I have a copy of the Lord Discography CD-Rom, but I have no way of cutting and pasting the list you seek, which is very long.

"Hi Fly" has been recorded by a number of artists. Go to www.allmusic.com and you can search by song title, though it won't necessarily have every recorded version. I know Abbey Lincoln recorded it for her CD 'The World is Falling Down' about a dozen years ago. Mel Torme recorded an earlier version with Shorty Rogers, while other singers who have recorded it include Joe Carroll, Dave Lambert, and Jenny Evans, to name a few. Countless instrumental versions exist, including several by its composer.

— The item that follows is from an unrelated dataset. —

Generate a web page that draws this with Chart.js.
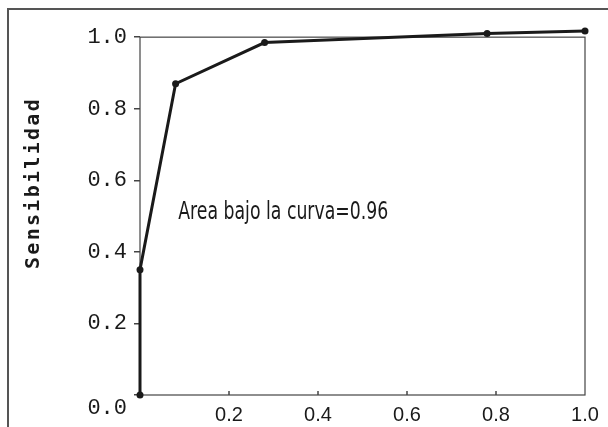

Sarah Morgan from Portland, OR wrote:

I have been reading about the artist Romare Bearden. He wrote jazz songs in the early 1950's including one hit, "Seabreeze." I have read that Dizzy Gillespie, Oscar Pettiford, Tito Puente and Billy Eckstein recorded it. I would love to hear some of his music, but I can't find mention of it in any of the music catalogs I have consulted. Do you know about this or can you direct me somewhere to continue research? Thank you.

Sarah:

A quick check of the ASCAP web site ascap.com helped me find a total of a dozen compositions by Romare Bearden. Chick Corea is the only one listed as having recorded "Seabreeze," so it is obvious that their database is somewhat incomplete. Here are some of the song titles, which you might check with Bearden's name through google.com: CELLO ON THE RHINE, EARLY TIMES, KAY MEET ME AT THE LIDO SN, MISSUS SANTA CLAUS MY CANDY APPLE, MY LOVE FOR DOROTHY, MY STOCKING IS EMPTY, A NEW TOMORROW, QUICKSAND, SO MUCH MORE, nd finally, WHO CAN SAY.





Nicole Piver wrote:

Did Ella Fitzgerald ever sing "Here's That Rainy Day"? If so what album is it from?

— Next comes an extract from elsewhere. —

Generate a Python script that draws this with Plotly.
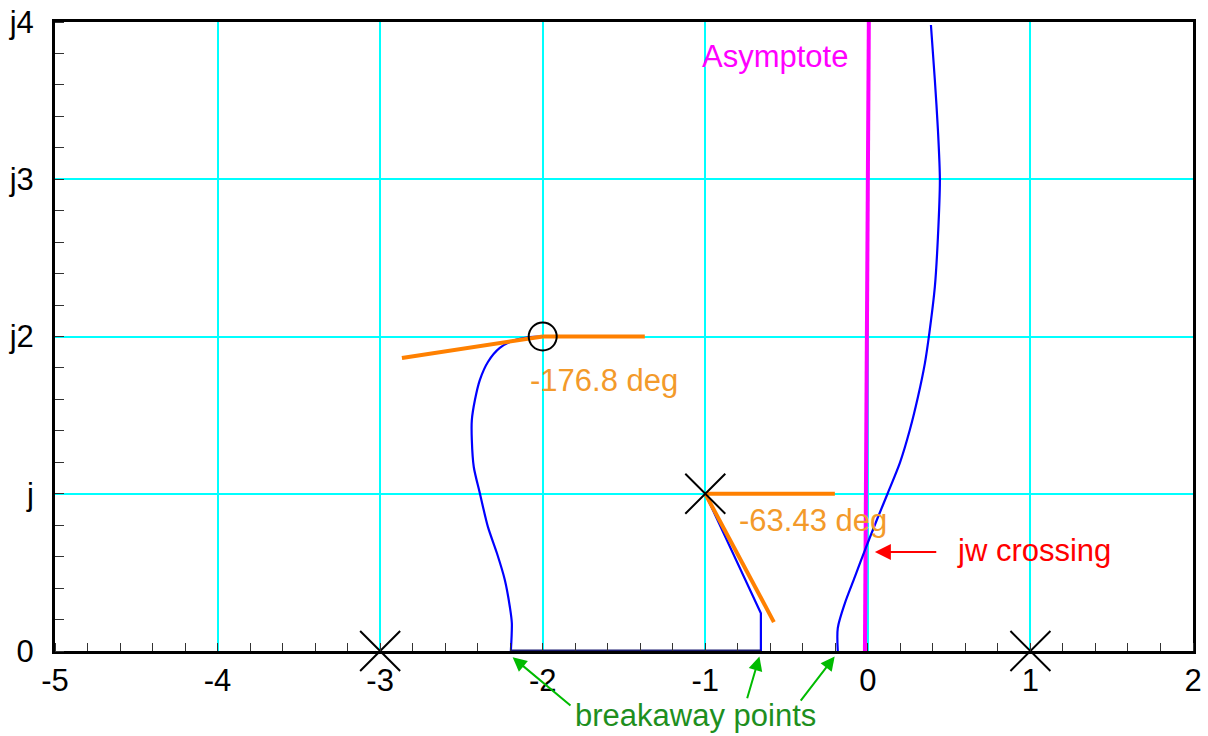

Also, do you know whether there is a CD of Tony Bennett and Lena Horne's performance together on PBS. I don't know exactly what year the performance was—sometime in the 1980s or 1990s. Nor do I know what the show was called. If there is no CD, is there a way to get the videotape of that performance? Thank you for your help.

Nicole:

Ella Fitzgerald recorded "Here's That Rainy Day" during a 1965 concert in Hamburg, which was released by Verve on the LP 'Ella in Hamburg,' which is out of print, though it was reissued in Japan, and it was also added to the CD compilation 'For the Love of Ella."

I'm afraid I have no information about the video you're seeking. It is unlikely that it was issued on CD or video, so you'll probably have to find another fan who taped it to get a dub.

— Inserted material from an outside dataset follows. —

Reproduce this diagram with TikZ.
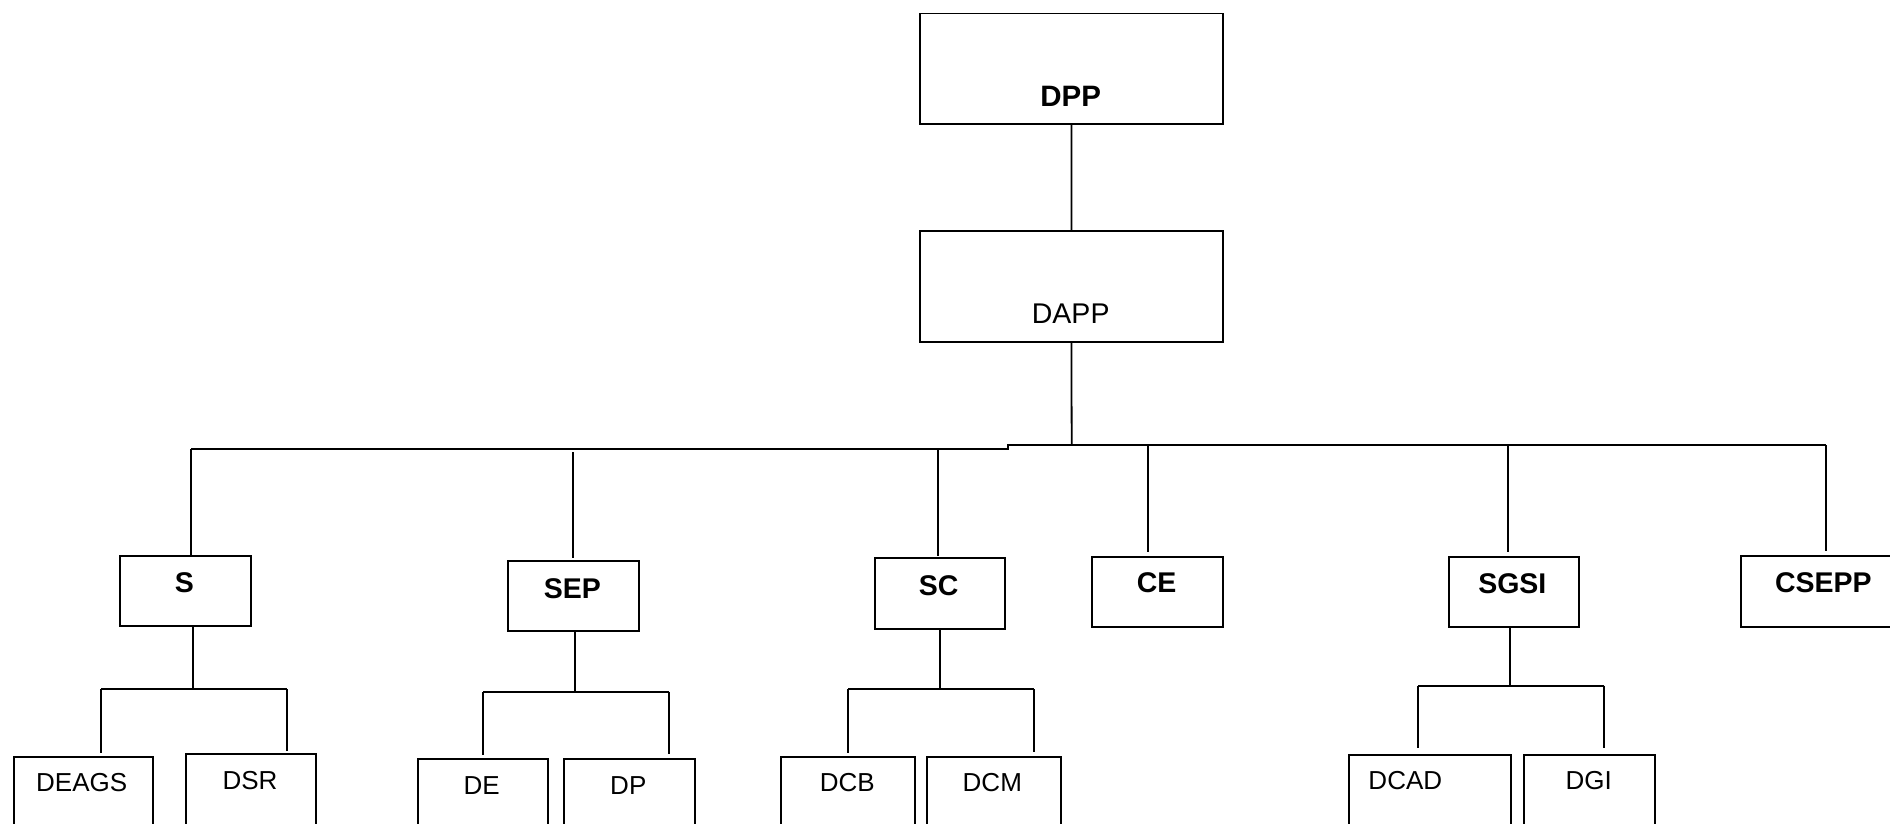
\documentclass[tikz,border=0pt]{standalone}
\usepackage{fontspec}
\setmainfont{Liberation Sans}
\begin{document}
\begin{tikzpicture}[x=1pt,y=-1pt,line width=1.8pt,
  box/.style={draw,line width=1.8pt,inner sep=0pt,anchor=north west},
  btxt/.style={anchor=base,inner sep=0pt,font=\fontsize{28.5}{30}\selectfont\bfseries},
  rtxt/.style={anchor=base,inner sep=0pt,font=\fontsize{26}{28}\selectfont},
  conn/.style={line width=1.8pt}]
\clip (0,0) rectangle (1890,824);
% boxes
\node[box,minimum width=302.7pt,minimum height=110.3pt] (dpp) at (919.3,12.7) {};
\node[box,minimum width=303pt,minimum height=110.7pt] (dapp) at (919,230.3) {};
\node[box,minimum width=130.7pt,minimum height=70pt] (s) at (119,555) {};
\node[box,minimum width=130.7pt,minimum height=70.3pt] (sep) at (507,559.7) {};
\node[box,minimum width=130.3pt,minimum height=70.4pt] (sc) at (873.7,557.3) {};
\node[box,minimum width=130.7pt,minimum height=70pt] (ce) at (1091.3,555.7) {};
\node[box,minimum width=130.3pt,minimum height=70.3pt] (sgsi) at (1447.7,555.7) {};
\node[box,minimum width=170pt,minimum height=70.7pt] (csepp) at (1739.7,555) {};
\node[box,minimum width=138.7pt,minimum height=80pt] (deags) at (13,755.7) {};
\node[box,minimum width=130pt,minimum height=80pt] (dsr) at (185,753) {};
\node[box,minimum width=130.3pt,minimum height=80pt] (de) at (417,758) {};
\node[box,minimum width=130.7pt,minimum height=80pt] (dp) at (563,758) {};
\node[box,minimum width=134.3pt,minimum height=80pt] (dcb) at (779.7,755.7) {};
\node[box,minimum width=134.3pt,minimum height=80pt] (dcm) at (925.7,755.7) {};
\node[box,minimum width=162.3pt,minimum height=80pt] (dcad) at (1347.7,753.7) {};
\node[box,minimum width=130.7pt,minimum height=80pt] (dgi) at (1523.3,753.7) {};
% labels
\node[btxt,font=\fontsize{29.5}{30}\selectfont\bfseries] (tdpp) at (1070.7,107) {DPP};
\node[rtxt,font=\fontsize{28.5}{30}\selectfont] (tdapp) at (1070.7,323) {DAPP};
\node[btxt] (ts) at (184.3,592.7) {S};
\node[btxt] (tsep) at (572.3,598.3) {SEP};
\node[btxt] (tsc) at (938.7,595) {SC};
\node[btxt] (tce) at (1156.7,592.7) {CE};
\node[btxt] (tsgsi) at (1512.3,593.3) {SGSI};
\node[btxt] (tcsepp) at (1823.3,592.7) {CSEPP};
\node[rtxt] (tdeags) at (81.7,791.7) {DEAGS};
\node[rtxt] (tdsr) at (250,789.3) {DSR};
\node[rtxt] (tde) at (481.7,794) {DE};
\node[rtxt] (tdp) at (628.3,794) {DP};
\node[rtxt] (tdcb) at (847.3,791.7) {DCB};
\node[rtxt] (tdcm) at (992.3,791.7) {DCM};
\node[rtxt] (tdcad) at (1405.3,789.3) {DCAD};
\node[rtxt] (tdgi) at (1588.7,789.3) {DGI};
% main bus
\coordinate (bl) at (191,449);
\coordinate (st1) at (1008.3,449);
\coordinate (st2) at (1008.3,445);
\coordinate (br) at (1826,445);
\coordinate (jd) at (1071.7,445);
\coordinate (jsep) at (573.3,452.3);
\coordinate (jsc) at (937.7,449);
\coordinate (jce) at (1148,445);
\coordinate (jsgsi) at (1508,445);
\draw[conn] (dpp.south) -- (dapp.north);
\draw[conn] (dapp.south) -- (jd);
\draw[conn] (bl) -- (st1) -- (st2) -- (br);
\draw[conn] (bl) -- (bl |- s.north);
\draw[conn,shorten >=2pt] (jsep) -- (jsep |- sep.north);
\draw[conn,shorten >=1pt] (jsc) -- (jsc |- sc.north);
\draw[conn,shorten >=4pt] (jce) -- (jce |- ce.north);
\draw[conn,shorten >=4pt] (jsgsi) -- (jsgsi |- sgsi.north);
\draw[conn,shorten >=4pt] (br) -- (br |- csepp.north);
% S subtree
\coordinate (sj) at (193.3,689);
\coordinate (sl) at (101,689);
\coordinate (sr) at (287.3,689);
\draw[conn] (s.south -| sj) -- (sj);
\draw[conn] (sl) -- (sr);
\draw[conn,shorten >=3pt] (sl) -- (sl |- deags.north);
\draw[conn,shorten >=2pt] (sr) -- (sr |- dsr.north);
% SEP subtree
\coordinate (pj) at (575.3,691.7);
\coordinate (pl) at (483.3,691.7);
\coordinate (pr) at (669.3,691.7);
\draw[conn] (sep.south -| pj) -- (pj);
\draw[conn] (pl) -- (pr);
\draw[conn,shorten >=3pt] (pl) -- (pl |- de.north);
\draw[conn,shorten >=4.5pt] (pr) -- (pr |- dp.north);
% SC subtree
\coordinate (cj) at (940,689);
\coordinate (cl) at (848,689);
\coordinate (cr) at (1034,689);
\draw[conn] (sc.south -| cj) -- (cj);
\draw[conn] (cl) -- (cr);
\draw[conn,shorten >=2.5pt] (cl) -- (cl |- dcb.north);
\draw[conn,shorten >=4pt] (cr) -- (cr |- dcm.north);
% SGSI subtree
\coordinate (gj) at (1510,685.7);
\coordinate (gl) at (1418,685.7);
\coordinate (gr) at (1603.7,685.7);
\draw[conn] (sgsi.south -| gj) -- (gj);
\draw[conn] (gl) -- (gr);
\draw[conn,shorten >=6pt] (gl) -- (gl |- dcad.north);
\draw[conn,shorten >=6pt] (gr) -- (gr |- dgi.north);
\end{tikzpicture}
\end{document}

Ryan Parker of Boston, MA wrote:

Paul Bley is my favorite jazz pianist of all time and I have read reviews speaking of his album with Steve Swallow and Barry Altschul in terms of its legendary and requisite status. I would pay a ridiculous amount of money to get my hands on the ESP disk "CLOSER" from the early 1960s, but I have not been able to find a distributor or record store that carries it (oddly enough, Barrage, which is also an ESP disk, is quite easy to find. I have a huge Paul Bley collection which I enjoy and study at great lengths... it would mean so much to me if you could find any information on how I would get my hands on this album(preferably in CD format).

Ryan:

Closer was issued by ESP on CD in 1993 and reissued by a label called Calibre in 2002 (which still seems like it might be in print), yet I've been stymied in finding anyone with a copy (new or used) in stock.



Joe of Concord, CA wrote:

"Carnival of the Americas - Tito Rodriguez". I would like to buy this CD but can't find a location. I can get to San Francisco, if they have a specialist down there, otherwise can you suggest phone/internet location.

Joe:

This LP which you're seeking was originally issued on the Musicor label, but I've found no proof it was ever reissued on CD. I've been unable to date this session as it isn't listed in Lord's discography.





Rudy Gildehaus wrote:

On the Ken Burns Jazz special, the first episode, it bgan with Louis playing Deep Purple. Unfortunately there was only a few bars played. Can you tell me if a recording of that is available, and perhaps the label and where it might be found? Thanks for whatever help you can give me.

Rudy:

I can find no record of any recording by Louis Armstrong of "Deep Purple," in Tom Lord's Discography or anywhere else. Since I didn't see the series in its entirety, maybe the song was something else, as Armstrong's trumpet is usually unmistakable.